According to Grech, Walkinshaw was adamant another loyal TWR lieutenant, Hahne, should be dispatched to Australia to fill the void left by Rydell.

Hahne shared the 1985 win with John Goss

Hahne, then 38, already had four Bathurst 1000 starts to his name.

He took out the Group A class with TWR’s Rover Vitesse program in 1984, before returning a year later to win the Great Race outright as part of TWR’s Jaguar XJS assault.

“He wanted Armin, he was going to rush out Armin Hahne, and I fought back,” said Grech.

“I respected Tom as a team owner, but it got pretty heated, and as a team we were very lucky with John.

“It was going to be the end of me, but I went and saw John and he backed me. He said ‘if it goes pear-shared I can’t save you, but let’s do Sandown’.

“He probably got a black mark against his name for giving me the leeway, but he stood behind us as a team on many occasions and was probably the hero of the whole story.

“He allowed it to happen and supported it and I’ll never forget it. I’ll always appreciate it.”

Lowndes at Sandown, 1994

An overnight sensation

Lowndes did his talking on the track at Sandown.

The #015 car went nearly two laps down due to a first-lap tangle for Jones that required a new front spoiler.

From there, Lowndes and Jones recovered strongly to finish ahead of team-mates Peter Brock/Tomas Mezera in fifth; the rookie setting the fastest lap of any of the HRT drivers.

“We went to Sandown and he did the job perfectly,” Grech said of Lowndes.

“Then the birth happened and Rickard didn’t want to come out for Bathurst.

“Reluctantly, again there was a bit of blueing, a bit more skin came off my buttocks, but we got him to Bathurst and that obviously cemented the whole thing.”

After initially struggling at Bathurst, including a crash in the warm-up, Lowndes famously mustered extensive advice from Brock and starred in the closing stages of the race.

Lowndes overcame early struggles at Bathurst

He audaciously took the lead from John Bowe in the final stint, before eventually finishing second, shooting to national attention.

The deal done with Lowndes pre-Sandown in 1994 included a testing and media training contract for ’95, when he was joined by another young gun, Greg Murphy, in the enduro line-up.

Lowndes again showed his speed in a difficult 1995 enduro campaign; taking pole for both races, but spinning out early at Sandown and succumbing to engine dramas at Bathurst.

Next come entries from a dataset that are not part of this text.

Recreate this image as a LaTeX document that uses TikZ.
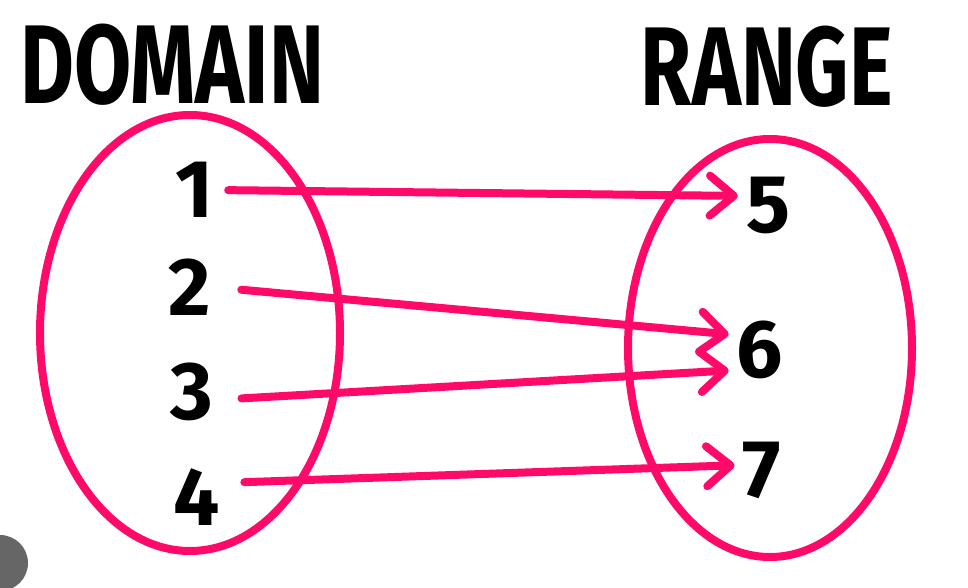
\documentclass[tikz,border=0pt]{standalone}
\usepackage{fontspec}
\setmainfont{Fira Sans}
\usetikzlibrary{arrows.meta}
\definecolor{mappink}{RGB}{255,10,105}
\definecolor{badgegray}{RGB}{102,102,102}

\begin{document}
\begin{tikzpicture}[x=1pt,y=-1pt,
  num/.style={font=\fontsize{82}{86}\selectfont\bfseries, inner sep=0pt},
  head/.style={font=\fontsize{112}{120}\selectfont\bfseries, inner sep=0pt},
  mapsto/.style={mappink, line width=8pt, line cap=round, shorten <=14pt, shorten >=8pt,
    -{Straight Barb[length=24pt,width=40pt,line cap=round,line join=round]}}]

\useasboundingbox (0,0) rectangle (968,588);
\fill[white] (0,0) rectangle (968,588);

\node[head] (dom) at (172,65) {\scalebox{0.74}[1]{DOMAIN}};
\node[head] (ran) at (767,67) {\scalebox{0.74}[1]{RANGE}};

\begin{scope}[mappink, line width=8pt]
\draw (190,333) ellipse [x radius=150, y radius=218];
\draw (770,348) ellipse [x radius=142, y radius=209];
\end{scope}

\node[num] (d1) at (195,190) {1};
\node[num] (d2) at (190,287) {2};
\node[num] (d3) at (192,392) {3};
\node[num] (d4) at (197,497) {4};

\node[num] (r5) at (768,205) {5};
\node[num] (r6) at (760,350) {6};
\node[num] (r7) at (762,470) {7};

\draw[mapsto] (d1.east) -- ([yshift=9pt]r5.west);
\draw[mapsto, shorten <=30pt] (d2.east) -- ([yshift=15pt]r6.west);
\draw[mapsto, shorten <=28pt] ([yshift=-8pt]d3.east) -- ([yshift=-20pt]r6.west);
\draw[mapsto, shorten <=24pt] ([yshift=14pt]d4.east) -- ([yshift=5pt]r7.west);

\fill[badgegray] (0,563) circle [radius=28];
\end{tikzpicture}
\end{document}
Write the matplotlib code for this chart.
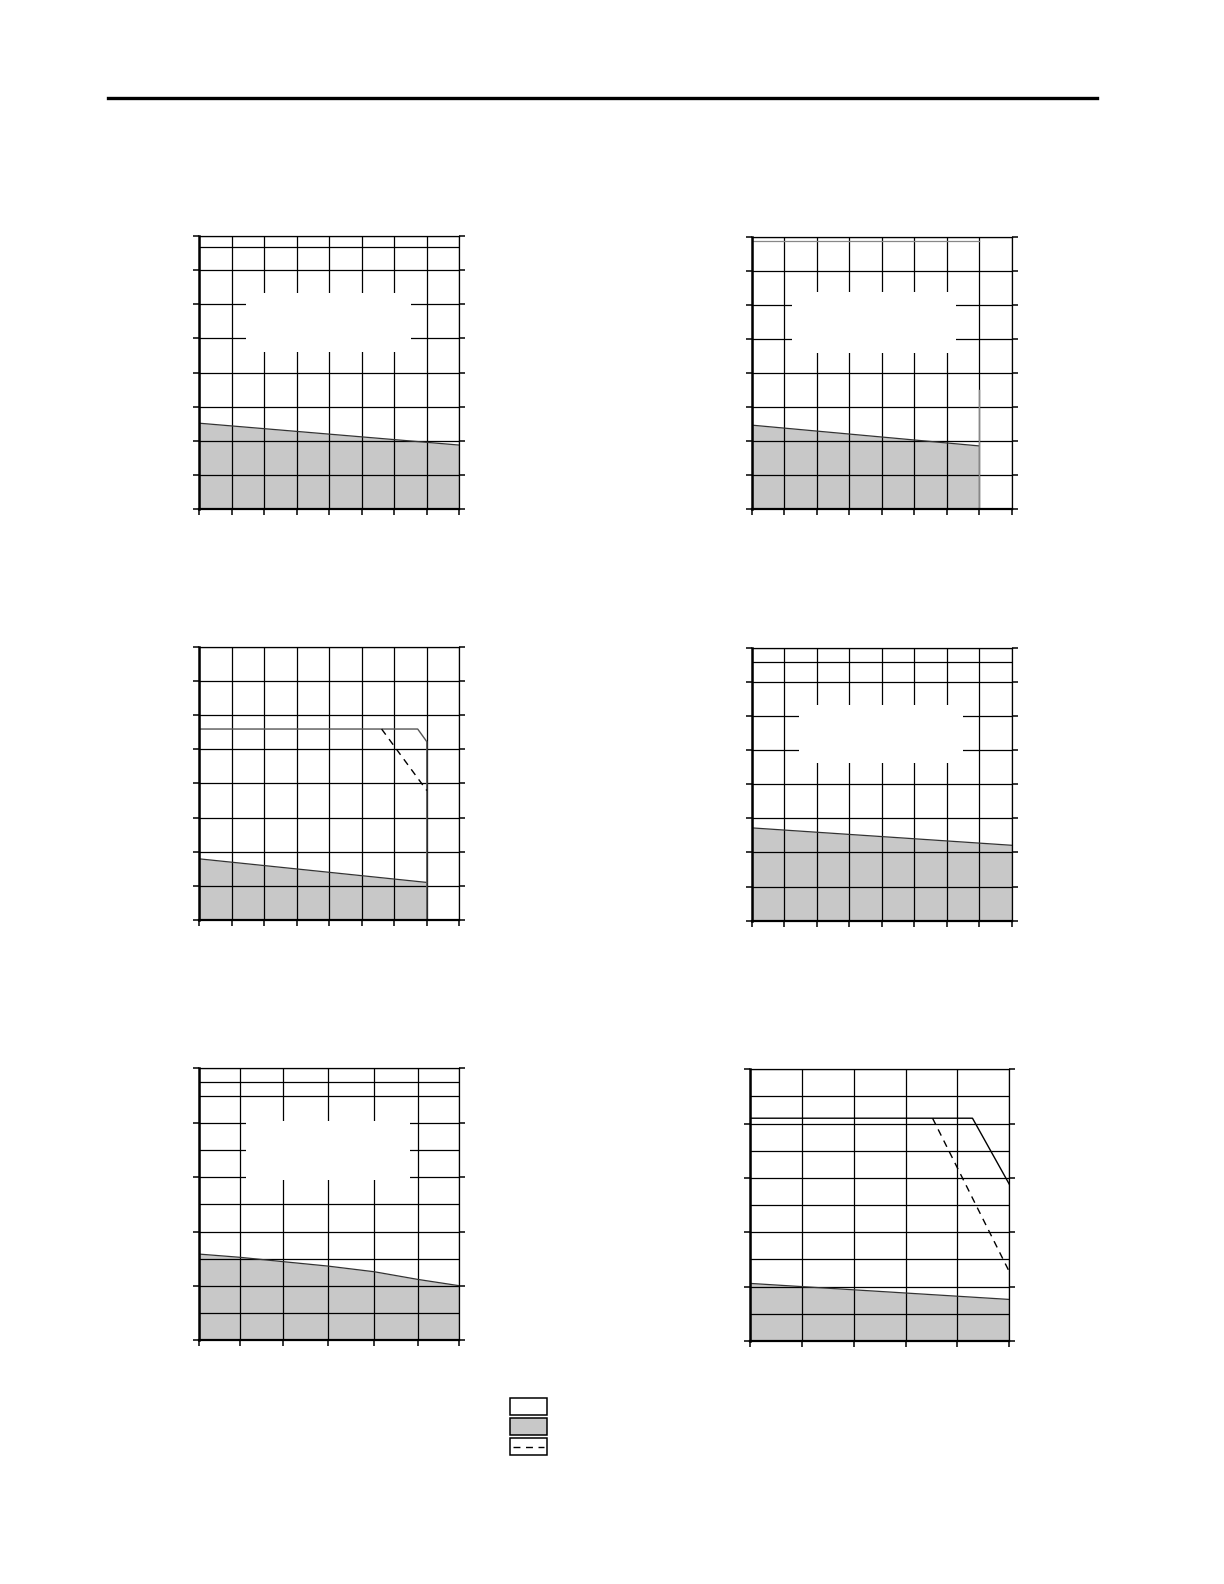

HRT’s double Bathurst failure marked the team’s darkest hour, with Holden subsequently threatening to terminate its backing of the team.

While Crennan rescued that deal – effectively getting a one-year reprieve to turn it around – Grech was hell-bent on bringing Lowndes in full-time to replace Mezera for 1996.

Again, there were internal barriers to Lowndes’ promotion, with concerns that, in an era of stars in their 30s and 40s, Lowndes was too young for the job.

What followed was the start of a golden period for the team; Lowndes sweeping the championship, Sandown and Bathurst in his first full-time year.

Lowndes won on his championship debut in 1996

“A lot of people do say that [HRT] made Craig Lowndes but I can tell you that Craig Lowndes made us,” Grech concludes.

“The timing was just perfect for the team, for him, it worked like a staged performance, it was really good, it was a great time for everyone in the team.

“He changed the whole game. Even from the start, he was such a well-rounded, loveable bloke, with our fan base, it just turned the race weekends on their head.

“You had the older guys there, no disrespect to Dick [Johnson] and all that, and there was a lot of pressure.

“He used to get a hammering in the press and sometimes racing, some moves were a little bit questionable and we got into a little bit of trouble with it as a team.

“But at the end of the day, for a guy that age, I don’t think there’s ever been someone come into the game and do what he did.”